Our lives are made of and governed by overlapping, concentric, revolving circles and cycles. They are the hours, days and years that delineate the passage of time. They are in the seasons conjunct with the orbit of our star, winding in the dance of planetary and galactic systems. They are in patterns of growth, change and renewal, in both the physical manifestation and the abstract. Even the things that seem linear, like our lifespans, are cyclic. Do we not gain a truer insight into our beginning as we age? There is no birth without the closing ceremony of death. I implore you to examine the circles that make you, starting with your container, your own ring of sinew and bone (says she, encircling her own cranium with a forefinger). If you’re willing to go a bit further you might start to mark some of these circles and cycles, in any way you see fit. With ritual or even prayer.
For every cycle is worthy of reverence. Though they may repeat and seem monotonous sometimes, like the days, each is blessed in its own right.
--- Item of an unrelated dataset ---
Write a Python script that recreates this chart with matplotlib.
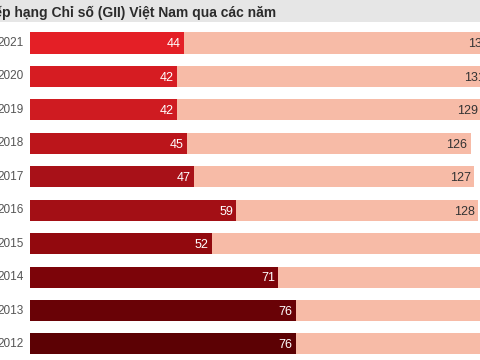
import matplotlib.pyplot as plt
from matplotlib.patches import Rectangle

years = ['2021', '2020', '2019', '2018', '2017', '2016', '2015', '2014', '2013', '2012']
ranks = [44, 42, 42, 45, 47, 59, 52, 71, 76, 76]
totals = [132, 131, 129, 126, 127, 128, 141, 143, 142, 141]
colors = ['#e41f26', '#d61c22', '#cf1b21', '#bb151b', '#a81118', '#a30f15',
          '#92090e', '#7c0409', '#690206', '#5c0104']

title = 'Xếp hạng Chỉ số (GII) Việt Nam qua các năm'

plt.rcParams['font.family'] = ['Liberation Sans', 'DejaVu Sans']

fig = plt.figure(figsize=(4.8, 3.6), dpi=100)
fig.patch.set_facecolor('white')
# grey title band
fig.patches.append(Rectangle((0, 1 - 22 / 360), 1, 22 / 360, transform=fig.transFigure,
                             facecolor='#e6e6e6', edgecolor='none', zorder=0))
ax = fig.add_axes([0, 0, 1, 1])
ax.set_facecolor('none')

pos = list(range(len(years)))
ax.barh(pos, totals, height=0.63, color='#f7bba7', zorder=1)
ax.barh(pos, ranks, height=0.63, color=colors, zorder=2)

for i in pos:
    ax.text(ranks[i] - 1.0, i + 0.04, str(ranks[i]), color='white', fontsize=9,
            ha='right', va='center', zorder=3)
    ax.text(totals[i] - 1.0, i + 0.04, str(totals[i]), color='#333333', fontsize=9,
            ha='right', va='center', zorder=3)
    ax.text(-1.9, i, years[i], color='#555555', fontsize=8.5,
            ha='right', va='center', zorder=3)

ax.set_xlim(-30 / 3.5, 450 / 3.5)
ax.set_ylim((360 - 43) / 33.44, -43 / 33.44)
ax.axis('off')

fig.text(-15 / 480, 1 - 13 / 360, title, fontsize=10, fontweight='bold',
         color='#2b2b2b', ha='left', va='center')

fig.savefig('out.png', dpi=100)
When you take up the practice of revering the cycles, you’ll watch your life change. Finally I add, for those of you who sometimes feel like everything is too much and you’re wanting to jump the carousel: remember that every breath you take is a circular process, pushing oxygen around your circulatory system. The rhythm of creation is unfolding in you. You are a microcosmic expression of the pattern of the conscious universe and that expression is in every breath, no two being the same. Invoke the infinite vacuum around you and revel in the power that is both everything and nothing. A circle is cast, again and again and again and a circle is cast.